- _Stated task_:
Each line of the material below that holds the word "chart" needs to be copied.

- _Dataset extract_:
Begin
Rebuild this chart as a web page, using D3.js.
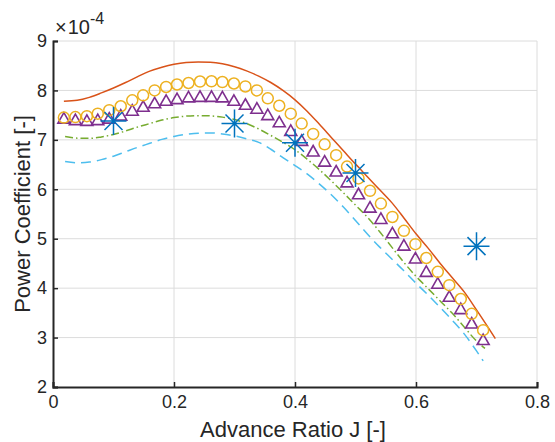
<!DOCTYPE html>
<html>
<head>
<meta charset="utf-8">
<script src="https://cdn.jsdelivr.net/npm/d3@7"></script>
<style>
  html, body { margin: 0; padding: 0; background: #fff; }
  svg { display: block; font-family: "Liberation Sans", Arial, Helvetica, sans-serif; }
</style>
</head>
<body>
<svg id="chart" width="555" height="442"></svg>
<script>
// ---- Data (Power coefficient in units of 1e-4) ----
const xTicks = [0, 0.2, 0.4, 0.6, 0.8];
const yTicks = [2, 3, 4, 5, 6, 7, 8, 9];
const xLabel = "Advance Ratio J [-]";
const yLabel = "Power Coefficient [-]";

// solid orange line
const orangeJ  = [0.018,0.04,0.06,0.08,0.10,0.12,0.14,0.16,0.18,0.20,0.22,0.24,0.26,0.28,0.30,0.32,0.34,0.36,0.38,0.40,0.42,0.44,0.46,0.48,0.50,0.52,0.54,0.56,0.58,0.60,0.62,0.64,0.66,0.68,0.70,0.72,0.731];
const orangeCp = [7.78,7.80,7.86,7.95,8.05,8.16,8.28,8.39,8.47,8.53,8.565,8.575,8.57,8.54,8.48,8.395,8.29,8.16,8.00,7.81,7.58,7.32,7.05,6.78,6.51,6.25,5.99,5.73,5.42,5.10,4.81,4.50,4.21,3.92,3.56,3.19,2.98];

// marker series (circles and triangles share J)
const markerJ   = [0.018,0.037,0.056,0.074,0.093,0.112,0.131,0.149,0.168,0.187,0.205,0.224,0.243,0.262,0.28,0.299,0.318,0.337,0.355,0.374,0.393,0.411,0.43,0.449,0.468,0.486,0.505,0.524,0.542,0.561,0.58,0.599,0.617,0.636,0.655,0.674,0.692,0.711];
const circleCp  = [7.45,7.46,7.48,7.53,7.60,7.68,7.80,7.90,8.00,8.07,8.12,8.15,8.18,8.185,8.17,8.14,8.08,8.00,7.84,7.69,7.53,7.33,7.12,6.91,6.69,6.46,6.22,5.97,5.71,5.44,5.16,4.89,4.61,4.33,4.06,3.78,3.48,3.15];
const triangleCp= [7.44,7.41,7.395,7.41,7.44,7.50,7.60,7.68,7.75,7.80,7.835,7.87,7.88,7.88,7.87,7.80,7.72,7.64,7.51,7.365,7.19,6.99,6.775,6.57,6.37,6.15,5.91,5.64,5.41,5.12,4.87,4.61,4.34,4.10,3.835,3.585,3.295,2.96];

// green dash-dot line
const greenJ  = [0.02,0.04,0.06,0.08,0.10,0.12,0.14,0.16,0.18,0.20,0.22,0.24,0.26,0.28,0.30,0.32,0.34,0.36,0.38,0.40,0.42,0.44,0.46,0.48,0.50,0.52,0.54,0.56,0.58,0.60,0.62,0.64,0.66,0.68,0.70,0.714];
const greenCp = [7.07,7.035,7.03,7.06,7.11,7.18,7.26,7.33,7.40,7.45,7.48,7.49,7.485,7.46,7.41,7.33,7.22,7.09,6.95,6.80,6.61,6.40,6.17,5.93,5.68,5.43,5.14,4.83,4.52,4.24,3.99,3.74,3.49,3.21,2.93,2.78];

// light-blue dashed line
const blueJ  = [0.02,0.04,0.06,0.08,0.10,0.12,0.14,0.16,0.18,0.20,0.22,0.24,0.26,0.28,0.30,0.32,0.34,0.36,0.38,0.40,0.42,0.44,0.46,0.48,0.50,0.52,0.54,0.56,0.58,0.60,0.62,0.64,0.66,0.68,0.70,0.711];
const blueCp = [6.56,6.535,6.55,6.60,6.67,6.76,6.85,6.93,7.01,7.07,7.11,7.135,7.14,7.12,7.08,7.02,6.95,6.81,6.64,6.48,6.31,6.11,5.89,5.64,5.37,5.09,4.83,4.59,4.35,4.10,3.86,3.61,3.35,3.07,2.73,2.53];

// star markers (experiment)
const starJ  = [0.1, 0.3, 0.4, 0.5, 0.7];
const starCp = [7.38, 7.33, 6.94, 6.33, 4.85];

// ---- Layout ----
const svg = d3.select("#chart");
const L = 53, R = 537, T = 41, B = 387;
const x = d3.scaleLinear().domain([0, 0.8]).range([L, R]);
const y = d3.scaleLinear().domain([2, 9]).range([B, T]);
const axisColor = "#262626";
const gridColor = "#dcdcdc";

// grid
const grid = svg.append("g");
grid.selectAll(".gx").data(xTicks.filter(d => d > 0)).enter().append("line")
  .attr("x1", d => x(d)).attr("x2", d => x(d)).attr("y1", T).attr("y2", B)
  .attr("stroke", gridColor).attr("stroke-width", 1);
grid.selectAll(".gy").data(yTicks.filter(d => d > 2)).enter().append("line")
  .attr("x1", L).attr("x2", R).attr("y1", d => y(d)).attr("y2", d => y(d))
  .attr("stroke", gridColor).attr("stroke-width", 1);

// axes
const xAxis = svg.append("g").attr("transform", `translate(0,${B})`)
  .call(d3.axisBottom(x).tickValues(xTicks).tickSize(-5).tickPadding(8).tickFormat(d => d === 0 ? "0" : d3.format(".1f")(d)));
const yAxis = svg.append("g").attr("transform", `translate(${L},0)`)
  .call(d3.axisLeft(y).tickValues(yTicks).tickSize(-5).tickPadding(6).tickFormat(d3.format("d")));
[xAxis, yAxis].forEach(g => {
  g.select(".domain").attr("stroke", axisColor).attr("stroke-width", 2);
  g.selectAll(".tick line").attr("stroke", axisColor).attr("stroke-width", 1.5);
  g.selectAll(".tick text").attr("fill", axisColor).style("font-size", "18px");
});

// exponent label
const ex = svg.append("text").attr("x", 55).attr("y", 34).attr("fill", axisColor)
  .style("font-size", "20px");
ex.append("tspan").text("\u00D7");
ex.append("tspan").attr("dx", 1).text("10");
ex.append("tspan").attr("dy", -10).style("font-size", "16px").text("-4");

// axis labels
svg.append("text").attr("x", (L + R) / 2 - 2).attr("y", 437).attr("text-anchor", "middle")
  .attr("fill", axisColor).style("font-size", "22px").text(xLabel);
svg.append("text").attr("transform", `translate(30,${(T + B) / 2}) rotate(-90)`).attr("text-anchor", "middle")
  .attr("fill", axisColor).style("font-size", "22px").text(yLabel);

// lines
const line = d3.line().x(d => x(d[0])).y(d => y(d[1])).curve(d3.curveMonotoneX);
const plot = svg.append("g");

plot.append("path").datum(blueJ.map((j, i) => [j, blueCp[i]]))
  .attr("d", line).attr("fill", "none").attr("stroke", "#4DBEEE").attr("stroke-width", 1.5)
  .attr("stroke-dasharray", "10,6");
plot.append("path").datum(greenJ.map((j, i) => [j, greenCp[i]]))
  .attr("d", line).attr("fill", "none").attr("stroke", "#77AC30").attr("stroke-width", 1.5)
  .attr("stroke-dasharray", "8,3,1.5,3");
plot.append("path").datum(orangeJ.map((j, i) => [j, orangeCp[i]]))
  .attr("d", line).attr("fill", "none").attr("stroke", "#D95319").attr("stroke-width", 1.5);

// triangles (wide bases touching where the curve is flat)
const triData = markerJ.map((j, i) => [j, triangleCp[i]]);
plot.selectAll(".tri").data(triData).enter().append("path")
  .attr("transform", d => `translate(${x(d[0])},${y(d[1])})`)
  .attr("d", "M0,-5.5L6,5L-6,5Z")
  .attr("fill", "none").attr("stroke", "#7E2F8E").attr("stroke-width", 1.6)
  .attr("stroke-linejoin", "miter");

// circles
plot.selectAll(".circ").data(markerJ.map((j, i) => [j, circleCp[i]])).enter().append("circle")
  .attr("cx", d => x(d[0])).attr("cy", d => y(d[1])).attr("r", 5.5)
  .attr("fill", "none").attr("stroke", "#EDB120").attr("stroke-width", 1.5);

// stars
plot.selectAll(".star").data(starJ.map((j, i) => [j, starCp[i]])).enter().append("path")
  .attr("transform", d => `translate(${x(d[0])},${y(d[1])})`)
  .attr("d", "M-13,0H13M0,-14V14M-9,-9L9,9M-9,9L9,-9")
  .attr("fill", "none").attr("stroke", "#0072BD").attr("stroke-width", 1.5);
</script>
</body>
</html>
End
- _Answer_:
Rebuild this chart as a web page, using D3.js.
<svg id="chart" width="555" height="442"></svg>
const svg = d3.select("#chart");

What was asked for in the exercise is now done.